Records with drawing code
* start *

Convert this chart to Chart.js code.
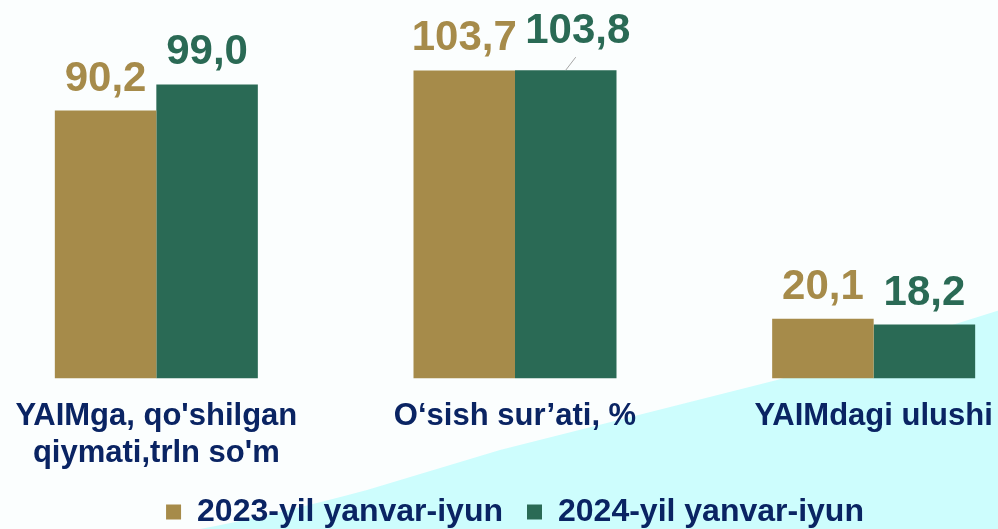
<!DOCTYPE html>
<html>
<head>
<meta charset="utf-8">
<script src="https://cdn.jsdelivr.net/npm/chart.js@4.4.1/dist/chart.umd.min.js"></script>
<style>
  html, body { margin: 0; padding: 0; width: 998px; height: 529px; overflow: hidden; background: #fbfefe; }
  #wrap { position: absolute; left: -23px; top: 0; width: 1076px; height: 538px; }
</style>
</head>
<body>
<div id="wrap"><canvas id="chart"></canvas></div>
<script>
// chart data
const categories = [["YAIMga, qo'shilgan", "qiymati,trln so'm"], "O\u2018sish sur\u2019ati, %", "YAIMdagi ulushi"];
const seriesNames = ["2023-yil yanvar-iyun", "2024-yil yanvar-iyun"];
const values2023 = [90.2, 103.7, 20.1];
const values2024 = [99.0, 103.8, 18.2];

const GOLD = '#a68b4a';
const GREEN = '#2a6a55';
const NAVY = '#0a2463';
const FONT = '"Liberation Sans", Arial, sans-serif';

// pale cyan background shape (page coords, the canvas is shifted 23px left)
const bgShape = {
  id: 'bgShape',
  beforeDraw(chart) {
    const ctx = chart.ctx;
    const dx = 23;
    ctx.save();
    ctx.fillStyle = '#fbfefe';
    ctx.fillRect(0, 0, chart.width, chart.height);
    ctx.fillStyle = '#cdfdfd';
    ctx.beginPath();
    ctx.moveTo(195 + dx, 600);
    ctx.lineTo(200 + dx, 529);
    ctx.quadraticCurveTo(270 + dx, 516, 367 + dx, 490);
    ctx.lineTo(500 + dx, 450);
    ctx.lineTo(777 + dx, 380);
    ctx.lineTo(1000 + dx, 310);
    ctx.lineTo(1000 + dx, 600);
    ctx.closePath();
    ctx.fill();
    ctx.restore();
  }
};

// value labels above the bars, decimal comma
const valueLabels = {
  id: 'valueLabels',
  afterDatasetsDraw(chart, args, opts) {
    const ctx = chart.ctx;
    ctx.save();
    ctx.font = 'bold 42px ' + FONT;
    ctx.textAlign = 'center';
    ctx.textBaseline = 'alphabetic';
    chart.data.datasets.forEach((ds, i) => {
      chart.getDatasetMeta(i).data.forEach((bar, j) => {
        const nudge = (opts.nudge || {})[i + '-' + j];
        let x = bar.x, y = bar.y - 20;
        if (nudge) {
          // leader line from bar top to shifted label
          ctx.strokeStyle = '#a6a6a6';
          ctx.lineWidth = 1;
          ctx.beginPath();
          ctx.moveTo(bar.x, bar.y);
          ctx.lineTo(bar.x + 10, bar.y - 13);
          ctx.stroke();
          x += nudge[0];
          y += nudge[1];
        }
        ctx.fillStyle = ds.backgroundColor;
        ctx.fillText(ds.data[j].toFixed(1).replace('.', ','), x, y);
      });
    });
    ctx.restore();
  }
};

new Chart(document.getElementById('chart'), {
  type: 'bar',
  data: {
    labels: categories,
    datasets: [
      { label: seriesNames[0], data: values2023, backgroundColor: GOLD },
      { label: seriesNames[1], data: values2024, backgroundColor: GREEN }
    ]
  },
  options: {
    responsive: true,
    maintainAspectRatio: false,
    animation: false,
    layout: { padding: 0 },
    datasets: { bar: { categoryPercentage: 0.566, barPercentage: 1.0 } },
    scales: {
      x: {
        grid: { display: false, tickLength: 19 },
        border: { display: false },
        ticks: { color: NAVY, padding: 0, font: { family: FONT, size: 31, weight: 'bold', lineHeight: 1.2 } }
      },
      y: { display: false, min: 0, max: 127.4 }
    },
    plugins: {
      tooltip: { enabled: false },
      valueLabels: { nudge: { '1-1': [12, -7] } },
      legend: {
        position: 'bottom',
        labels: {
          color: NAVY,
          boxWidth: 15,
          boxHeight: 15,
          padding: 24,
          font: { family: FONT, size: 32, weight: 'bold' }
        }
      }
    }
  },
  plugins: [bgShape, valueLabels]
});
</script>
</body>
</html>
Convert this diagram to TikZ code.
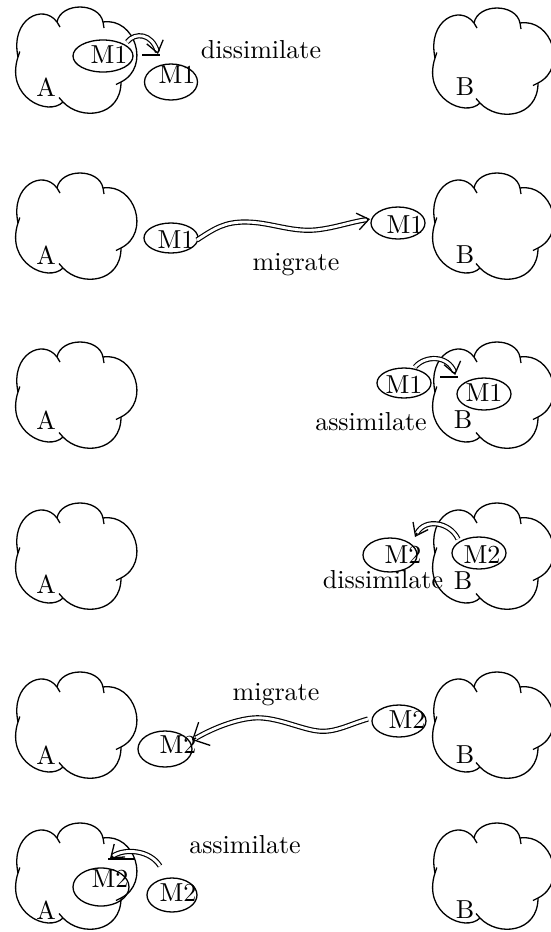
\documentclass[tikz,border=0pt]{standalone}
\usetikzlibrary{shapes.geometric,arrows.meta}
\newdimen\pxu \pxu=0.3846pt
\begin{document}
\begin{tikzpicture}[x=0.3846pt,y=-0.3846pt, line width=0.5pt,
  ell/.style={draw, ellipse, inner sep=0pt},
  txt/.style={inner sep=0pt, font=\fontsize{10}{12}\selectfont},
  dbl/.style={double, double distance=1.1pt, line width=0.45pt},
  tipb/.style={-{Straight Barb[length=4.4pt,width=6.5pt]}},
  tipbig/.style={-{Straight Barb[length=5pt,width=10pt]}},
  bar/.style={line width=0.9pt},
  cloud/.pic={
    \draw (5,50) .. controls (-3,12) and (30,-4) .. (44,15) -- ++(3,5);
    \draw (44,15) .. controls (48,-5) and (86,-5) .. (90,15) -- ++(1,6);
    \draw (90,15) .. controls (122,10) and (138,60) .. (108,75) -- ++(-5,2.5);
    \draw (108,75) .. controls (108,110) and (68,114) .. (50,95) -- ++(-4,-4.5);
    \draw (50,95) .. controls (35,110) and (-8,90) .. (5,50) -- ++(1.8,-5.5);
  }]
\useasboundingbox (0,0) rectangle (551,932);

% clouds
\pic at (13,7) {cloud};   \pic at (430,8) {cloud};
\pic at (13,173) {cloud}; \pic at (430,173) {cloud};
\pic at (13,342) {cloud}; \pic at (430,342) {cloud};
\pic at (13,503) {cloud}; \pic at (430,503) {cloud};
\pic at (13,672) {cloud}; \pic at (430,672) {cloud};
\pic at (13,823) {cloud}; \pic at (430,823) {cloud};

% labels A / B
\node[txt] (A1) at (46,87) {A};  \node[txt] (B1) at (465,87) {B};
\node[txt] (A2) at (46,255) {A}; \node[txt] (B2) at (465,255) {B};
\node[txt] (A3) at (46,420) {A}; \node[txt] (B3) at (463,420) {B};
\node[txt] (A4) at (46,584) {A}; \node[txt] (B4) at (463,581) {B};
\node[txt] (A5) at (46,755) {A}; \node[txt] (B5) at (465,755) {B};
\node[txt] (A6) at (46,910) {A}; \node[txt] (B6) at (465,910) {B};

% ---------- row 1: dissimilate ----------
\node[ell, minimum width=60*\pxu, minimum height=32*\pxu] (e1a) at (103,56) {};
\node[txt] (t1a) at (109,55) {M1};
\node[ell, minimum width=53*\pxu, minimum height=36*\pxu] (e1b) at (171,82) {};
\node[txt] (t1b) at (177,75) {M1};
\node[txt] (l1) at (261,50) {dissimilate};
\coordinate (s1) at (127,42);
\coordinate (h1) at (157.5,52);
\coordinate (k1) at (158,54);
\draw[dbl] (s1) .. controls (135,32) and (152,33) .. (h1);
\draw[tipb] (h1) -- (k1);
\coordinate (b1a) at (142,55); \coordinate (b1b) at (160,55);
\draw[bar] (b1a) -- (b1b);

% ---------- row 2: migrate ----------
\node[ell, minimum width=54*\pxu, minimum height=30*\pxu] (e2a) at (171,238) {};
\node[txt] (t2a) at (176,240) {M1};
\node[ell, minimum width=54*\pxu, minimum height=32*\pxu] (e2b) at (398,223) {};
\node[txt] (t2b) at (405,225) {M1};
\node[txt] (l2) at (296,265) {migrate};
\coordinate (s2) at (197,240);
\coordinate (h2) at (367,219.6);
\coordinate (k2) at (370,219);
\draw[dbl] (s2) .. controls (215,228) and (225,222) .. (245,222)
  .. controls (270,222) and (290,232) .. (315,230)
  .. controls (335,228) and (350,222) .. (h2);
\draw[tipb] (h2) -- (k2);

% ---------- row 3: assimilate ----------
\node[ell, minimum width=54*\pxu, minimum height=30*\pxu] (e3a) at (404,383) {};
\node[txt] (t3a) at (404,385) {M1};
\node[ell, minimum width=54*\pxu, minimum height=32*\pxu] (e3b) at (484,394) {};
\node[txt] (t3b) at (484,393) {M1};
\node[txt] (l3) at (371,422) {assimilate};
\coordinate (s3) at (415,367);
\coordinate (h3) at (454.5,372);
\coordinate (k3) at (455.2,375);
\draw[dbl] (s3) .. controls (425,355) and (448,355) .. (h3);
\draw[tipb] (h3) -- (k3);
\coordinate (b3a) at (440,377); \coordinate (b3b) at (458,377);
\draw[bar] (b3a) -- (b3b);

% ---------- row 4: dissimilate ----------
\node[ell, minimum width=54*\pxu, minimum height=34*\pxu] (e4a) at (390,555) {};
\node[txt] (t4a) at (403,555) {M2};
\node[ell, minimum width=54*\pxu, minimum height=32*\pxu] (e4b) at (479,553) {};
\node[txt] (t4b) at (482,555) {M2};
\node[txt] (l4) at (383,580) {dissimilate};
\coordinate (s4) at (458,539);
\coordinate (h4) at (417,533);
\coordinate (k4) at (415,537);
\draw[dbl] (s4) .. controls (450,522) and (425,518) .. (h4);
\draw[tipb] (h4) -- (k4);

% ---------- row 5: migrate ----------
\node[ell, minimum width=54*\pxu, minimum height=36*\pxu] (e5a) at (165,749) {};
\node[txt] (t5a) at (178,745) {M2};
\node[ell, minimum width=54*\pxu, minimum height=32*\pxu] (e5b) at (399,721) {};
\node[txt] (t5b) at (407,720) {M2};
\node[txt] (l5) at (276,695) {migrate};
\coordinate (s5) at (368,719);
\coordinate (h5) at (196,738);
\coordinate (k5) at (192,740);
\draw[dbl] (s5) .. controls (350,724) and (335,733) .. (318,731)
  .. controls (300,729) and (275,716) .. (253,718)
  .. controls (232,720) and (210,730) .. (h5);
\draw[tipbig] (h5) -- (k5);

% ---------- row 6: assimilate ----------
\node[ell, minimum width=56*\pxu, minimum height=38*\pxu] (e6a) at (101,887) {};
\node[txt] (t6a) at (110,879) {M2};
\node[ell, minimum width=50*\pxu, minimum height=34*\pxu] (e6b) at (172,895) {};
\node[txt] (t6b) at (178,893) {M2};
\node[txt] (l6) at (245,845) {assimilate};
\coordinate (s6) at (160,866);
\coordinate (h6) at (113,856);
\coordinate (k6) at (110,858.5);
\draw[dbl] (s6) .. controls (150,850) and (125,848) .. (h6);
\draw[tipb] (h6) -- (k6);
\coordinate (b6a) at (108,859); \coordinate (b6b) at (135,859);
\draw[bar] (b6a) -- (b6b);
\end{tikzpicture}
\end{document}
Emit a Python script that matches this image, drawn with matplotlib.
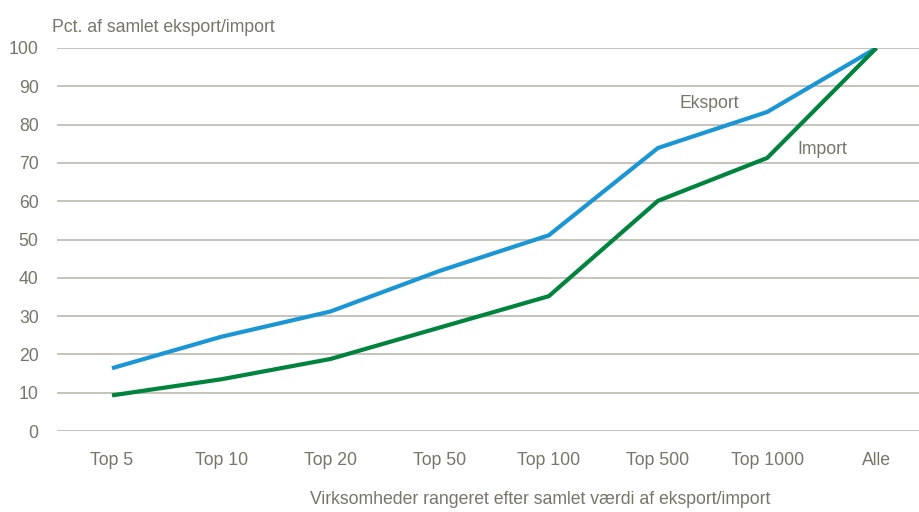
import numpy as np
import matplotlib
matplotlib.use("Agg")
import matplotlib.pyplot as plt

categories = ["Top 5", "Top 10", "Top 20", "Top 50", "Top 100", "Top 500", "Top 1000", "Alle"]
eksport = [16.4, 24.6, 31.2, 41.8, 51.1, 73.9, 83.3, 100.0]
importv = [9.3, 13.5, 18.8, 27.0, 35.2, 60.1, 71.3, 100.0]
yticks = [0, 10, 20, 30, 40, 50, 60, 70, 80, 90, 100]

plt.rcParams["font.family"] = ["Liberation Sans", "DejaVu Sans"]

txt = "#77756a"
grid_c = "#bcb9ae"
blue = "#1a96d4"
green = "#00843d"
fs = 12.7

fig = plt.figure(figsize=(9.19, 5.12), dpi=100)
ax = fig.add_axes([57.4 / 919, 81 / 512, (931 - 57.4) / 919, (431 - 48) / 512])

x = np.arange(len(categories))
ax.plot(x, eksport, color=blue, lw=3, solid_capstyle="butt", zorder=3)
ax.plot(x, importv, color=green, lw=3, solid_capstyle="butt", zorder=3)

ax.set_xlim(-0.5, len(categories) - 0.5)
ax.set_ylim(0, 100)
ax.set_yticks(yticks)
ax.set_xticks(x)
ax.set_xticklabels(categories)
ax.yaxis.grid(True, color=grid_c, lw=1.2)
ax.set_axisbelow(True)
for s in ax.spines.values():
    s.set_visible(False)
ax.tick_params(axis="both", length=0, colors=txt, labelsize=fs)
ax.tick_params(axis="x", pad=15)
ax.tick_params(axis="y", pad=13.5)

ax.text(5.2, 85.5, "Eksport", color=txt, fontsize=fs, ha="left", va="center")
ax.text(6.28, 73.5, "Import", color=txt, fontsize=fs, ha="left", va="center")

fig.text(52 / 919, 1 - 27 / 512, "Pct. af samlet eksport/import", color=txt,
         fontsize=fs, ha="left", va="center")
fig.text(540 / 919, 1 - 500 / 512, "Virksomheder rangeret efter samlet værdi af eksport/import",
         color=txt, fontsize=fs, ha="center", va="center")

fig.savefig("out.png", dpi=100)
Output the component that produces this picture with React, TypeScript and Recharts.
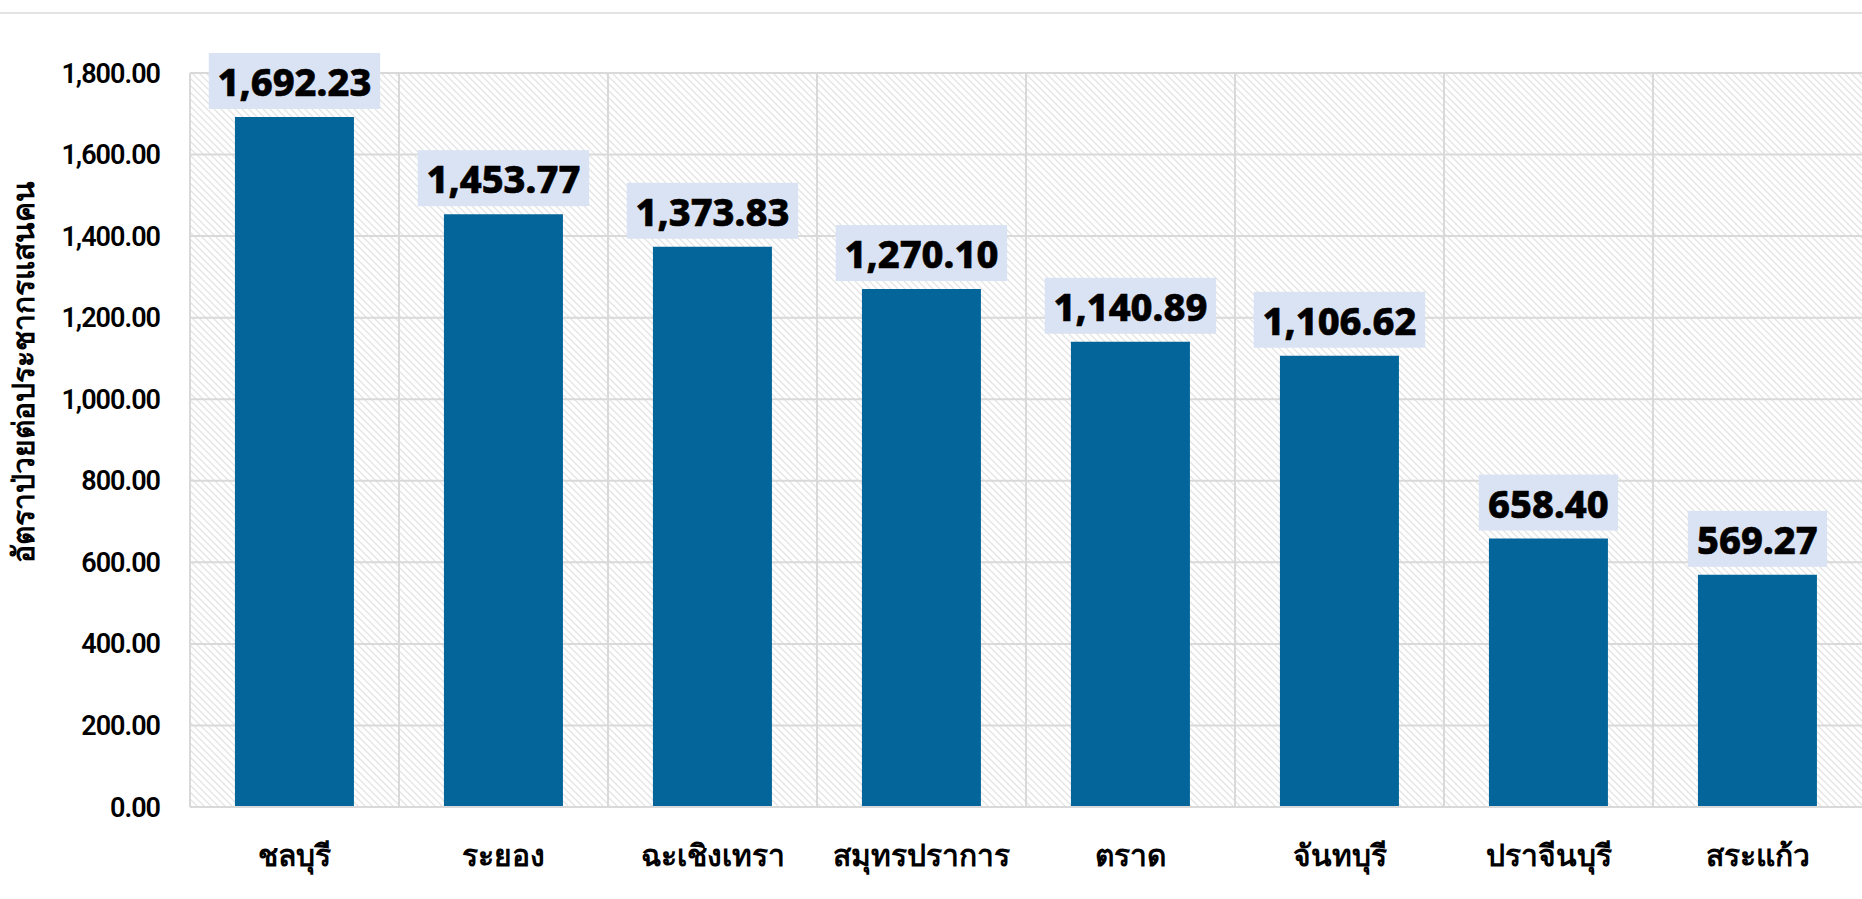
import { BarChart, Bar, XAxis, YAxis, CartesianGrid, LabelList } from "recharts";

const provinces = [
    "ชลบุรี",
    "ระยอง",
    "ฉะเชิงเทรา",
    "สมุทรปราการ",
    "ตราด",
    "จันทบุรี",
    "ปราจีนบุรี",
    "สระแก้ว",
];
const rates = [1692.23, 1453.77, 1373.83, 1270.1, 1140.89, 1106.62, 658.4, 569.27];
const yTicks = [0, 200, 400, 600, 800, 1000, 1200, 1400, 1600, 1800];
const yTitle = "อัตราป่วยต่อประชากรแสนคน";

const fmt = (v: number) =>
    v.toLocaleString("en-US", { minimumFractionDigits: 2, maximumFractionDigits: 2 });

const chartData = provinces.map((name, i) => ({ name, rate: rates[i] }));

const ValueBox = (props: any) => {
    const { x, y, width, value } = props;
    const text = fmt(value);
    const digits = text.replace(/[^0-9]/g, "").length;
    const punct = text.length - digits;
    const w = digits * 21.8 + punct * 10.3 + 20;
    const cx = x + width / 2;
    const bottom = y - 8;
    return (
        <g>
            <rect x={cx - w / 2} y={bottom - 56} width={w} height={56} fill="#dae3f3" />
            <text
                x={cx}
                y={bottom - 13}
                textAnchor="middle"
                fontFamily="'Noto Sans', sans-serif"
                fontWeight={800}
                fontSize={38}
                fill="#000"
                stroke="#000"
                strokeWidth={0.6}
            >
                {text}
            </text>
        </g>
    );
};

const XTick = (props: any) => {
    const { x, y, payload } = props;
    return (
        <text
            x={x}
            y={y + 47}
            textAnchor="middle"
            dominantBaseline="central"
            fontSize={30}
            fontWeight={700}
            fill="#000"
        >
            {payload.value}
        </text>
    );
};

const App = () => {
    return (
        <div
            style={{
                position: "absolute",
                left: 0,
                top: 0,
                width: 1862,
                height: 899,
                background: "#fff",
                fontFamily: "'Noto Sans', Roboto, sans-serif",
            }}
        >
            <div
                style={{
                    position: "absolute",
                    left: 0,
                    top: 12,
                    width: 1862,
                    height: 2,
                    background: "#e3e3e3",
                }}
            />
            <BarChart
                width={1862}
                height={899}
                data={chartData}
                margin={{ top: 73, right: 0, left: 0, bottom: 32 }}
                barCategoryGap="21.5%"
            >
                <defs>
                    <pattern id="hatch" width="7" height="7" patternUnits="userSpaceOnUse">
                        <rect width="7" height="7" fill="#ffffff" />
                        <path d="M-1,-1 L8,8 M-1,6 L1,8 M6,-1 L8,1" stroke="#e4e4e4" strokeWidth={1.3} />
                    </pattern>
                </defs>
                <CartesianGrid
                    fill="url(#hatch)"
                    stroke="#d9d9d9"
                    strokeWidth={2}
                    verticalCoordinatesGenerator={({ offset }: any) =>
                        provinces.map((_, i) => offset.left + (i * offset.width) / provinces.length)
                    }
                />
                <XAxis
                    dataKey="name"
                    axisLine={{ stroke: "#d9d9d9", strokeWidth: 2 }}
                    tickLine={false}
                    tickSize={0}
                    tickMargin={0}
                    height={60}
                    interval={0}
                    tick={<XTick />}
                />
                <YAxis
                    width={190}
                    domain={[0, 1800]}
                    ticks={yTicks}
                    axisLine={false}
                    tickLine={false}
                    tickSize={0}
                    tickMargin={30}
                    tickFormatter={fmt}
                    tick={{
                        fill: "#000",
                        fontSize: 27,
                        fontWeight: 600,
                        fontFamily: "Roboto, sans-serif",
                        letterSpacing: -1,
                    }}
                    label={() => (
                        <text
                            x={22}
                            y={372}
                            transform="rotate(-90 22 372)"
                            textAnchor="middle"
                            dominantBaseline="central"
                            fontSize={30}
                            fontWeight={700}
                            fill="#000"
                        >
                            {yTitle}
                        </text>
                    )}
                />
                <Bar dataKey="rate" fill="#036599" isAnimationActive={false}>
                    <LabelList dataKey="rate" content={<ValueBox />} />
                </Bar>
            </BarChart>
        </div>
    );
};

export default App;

* end *

# Instructions to follow
Among the entries above, locate the line with "Output the component" and the line with "const chartData = provinces.map((name, i)". Give those two lines and all lines between them again, exactly, leaving out the pictures.

# Completed task
Output the component that produces this picture with React, TypeScript and Recharts.
import { BarChart, Bar, XAxis, YAxis, CartesianGrid, LabelList } from "recharts";

const provinces = [
    "ชลบุรี",
    "ระยอง",
    "ฉะเชิงเทรา",
    "สมุทรปราการ",
    "ตราด",
    "จันทบุรี",
    "ปราจีนบุรี",
    "สระแก้ว",
];
const rates = [1692.23, 1453.77, 1373.83, 1270.1, 1140.89, 1106.62, 658.4, 569.27];
const yTicks = [0, 200, 400, 600, 800, 1000, 1200, 1400, 1600, 1800];
const yTitle = "อัตราป่วยต่อประชากรแสนคน";

const fmt = (v: number) =>
    v.toLocaleString("en-US", { minimumFractionDigits: 2, maximumFractionDigits: 2 });

const chartData = provinces.map((name, i) => ({ name, rate: rates[i] }));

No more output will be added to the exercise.